Self-healing, multi-hop network
The ZFR Pro Series wireless network is further characterized as a self-healing, multi-hop network. If a wireless communication path experiences interference or drops out, the network automatically reroutes the message through an alternate path to form a new wireless communication path. Each message is received, then retransmitted as it hops along from node to node until it reaches its final destination. Within ZFR Pro Series wireless network, a single message is allowed to hop 30 times between the source and destination node.
End devices, parent, and target routers
An end device communicates through its parent router. This parent may also be the target of the data.
ZFR183x Pro System mesh network technology implementation
The ZFR183x Pro Series Wireless Field Bus system implements mesh technology as follows:
- The WRG1830 and connected ZFR1831 Router is the Wireless coordinator, which does not accept end devices as child nodes. The Wireless Coordinator is a parent to ZFR1831 Pro Routers.
- The ZFR1831 Pro Router is the router. The ZFR1831 Pro Router can serve as a child to a Wireless Coordinator or other ZFR Pro Routers, and a parent to other ZFR Pro Routers and WRZ Sensors.
- The WRZ Series Sensors are the end devices. The WRZ Sensors are battery-operated devices that serve as children to ZFR Pro Routers but are never also children of the Wireless Coordinator.
Physical layer channels
The WRG1830/ZFR1283x Pro Series System is based on an Institute of Electrical and Electronic Engineers (IEEE) 802.15.4 ZigBee network definition.

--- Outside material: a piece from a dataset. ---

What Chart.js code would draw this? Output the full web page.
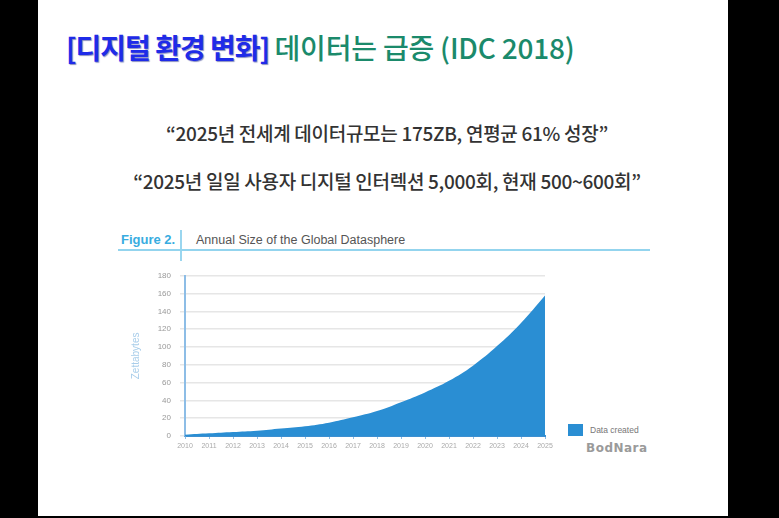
<!DOCTYPE html>
<html>
<head>
<meta charset="utf-8">
<script src="https://cdn.jsdelivr.net/npm/chart.js@4"></script>
<style>
	html, body { margin: 0; padding: 0; background: #000; }
	#slide { position: absolute; left: 38px; top: 0; width: 690px; height: 516px; background: #fff; overflow: hidden; }
	.abs { position: absolute; white-space: nowrap; }
	#title { left: 28px; top: 27px; font: 700 28px "Noto Sans CJK KR"; letter-spacing: -1px; }
	#title .blue { color: #1f2be8; text-shadow: 1px 1px 1px #8a8fc0; }
	#title .green { color: #1b8a6b; font-weight: 500; letter-spacing: -0.2px; }
	.quote { font: 500 19px "Noto Sans CJK KR"; color: #333; width: 690px; text-align: center; left: 4px; letter-spacing: -0.3px; }
	#fig { left: 83px; top: 232px; font: 700 13px "Liberation Sans"; color: #38ace0; }
	#figsep { left: 142px; top: 230px; width: 1.5px; height: 31px; background: #9ad6ef; }
	#figname { left: 158px; top: 233px; font: 12.5px "Liberation Sans"; color: #555; }
	#figline { left: 80px; top: 249px; width: 532px; height: 1.5px; background: #93d4ee; }
	#wrap { left: 72px; top: 262px; width: 450px; height: 200px; }
	#legbox { left: 530px; top: 424px; width: 15px; height: 12px; background: #2a8ed3; }
	#legtxt { left: 552px; top: 425px; font: 8.5px "Liberation Sans"; color: #777; }
	#logo { left: 548px; top: 441px; font: 700 12px "DejaVu Sans"; color: #9a9a9a; letter-spacing: 0.5px; }
</style>
</head>
<body>
<div id="slide">
	<div id="title" class="abs"><span class="blue">[디지털 환경 변화]</span> <span class="green">데이터는 급증 (IDC 2018)</span></div>
	<div class="abs quote" style="top:119px">“2025년 전세계 데이터규모는 175ZB, 연평균 61% 성장”</div>
	<div class="abs quote" style="top:167px">“2025년 일일 사용자 디지털 인터렉션 5,000회, 현재 500~600회”</div>
	<div id="fig" class="abs">Figure 2.</div>
	<div id="figsep" class="abs"></div>
	<div id="figname" class="abs">Annual Size of the Global Datasphere</div>
	<div id="figline" class="abs"></div>
	<div id="wrap" class="abs"><canvas id="chart" width="450" height="200"></canvas></div>
	<div id="legbox" class="abs"></div>
	<div id="legtxt" class="abs">Data created</div>
	<div id="logo" class="abs">BodNara</div>
</div>
<script>
const years = ['2010', '2011', '2012', '2013', '2014', '2015', '2016', '2017', '2018', '2019', '2020', '2021', '2022', '2023', '2024', '2025']
const zettabytes = [1.5, 3, 4.5, 6, 8.5, 11, 15, 21, 28, 38, 49, 62, 79, 101, 127, 158]
const y_ticks = [0, 20, 40, 60, 80, 100, 120, 140, 160, 180]

new Chart("chart", {
	type: 'line',
	data: {
		labels: years,
		datasets: [{
			label: 'Data created',
			data: zettabytes,
			fill: 'origin',
			backgroundColor: '#2a8ed3',
			borderWidth: 0,
			pointRadius: 0,
			tension: 0.4
		}]
	},
	options: {
		responsive: false,
		animation: false,
		layout: { padding: { left: 20, right: 15, top: 12, bottom: 0 } },
		plugins: {
			legend: { display: false },
			tooltip: { enabled: false }
		},
		scales: {
			x: {
				offset: false,
				afterFit: s => { s.height = 26 },
				grid: { display: true, drawOnChartArea: false, color: '#8dbde6', tickLength: 3 },
				border: { color: '#3d8fd0', width: 2 },
				ticks: { color: '#aaa', font: { size: 7, family: 'Liberation Sans' }, maxRotation: 0, autoSkip: false, padding: 3 }
			},
			y: {
				min: 0,
				max: 180,
				afterFit: s => { s.width = 55 },
				afterBuildTicks: s => { s.ticks = y_ticks.map(v => ({ value: v })) },
				title: { display: true, text: 'Zettabytes', color: '#a8cdea', font: { size: 10, family: 'Liberation Sans' }, padding: 0 },
				grid: { color: '#e6e6e6', lineWidth: 1.5, tickLength: 5 },
				border: { color: '#8dbde6', width: 2 },
				ticks: { color: '#999', font: { size: 8, family: 'Liberation Sans' }, padding: 9, autoSkip: false }
			}
		}
	}
})
</script>
</body>
</html>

This network has 16 channels available for use (Channels 11 through 26). In North America, the ZFR Pro Series System uses channels 11 through 25. By default, the ZFR1831 mesh network coordinator is configured for use in North America, and uses channels 15, 20, and 25.These channels were selected for the ZFR Pro Series System because they do not overlap with channels used on an IEEE 802.11 Wi-Fi network unless 802.11 A or N is used.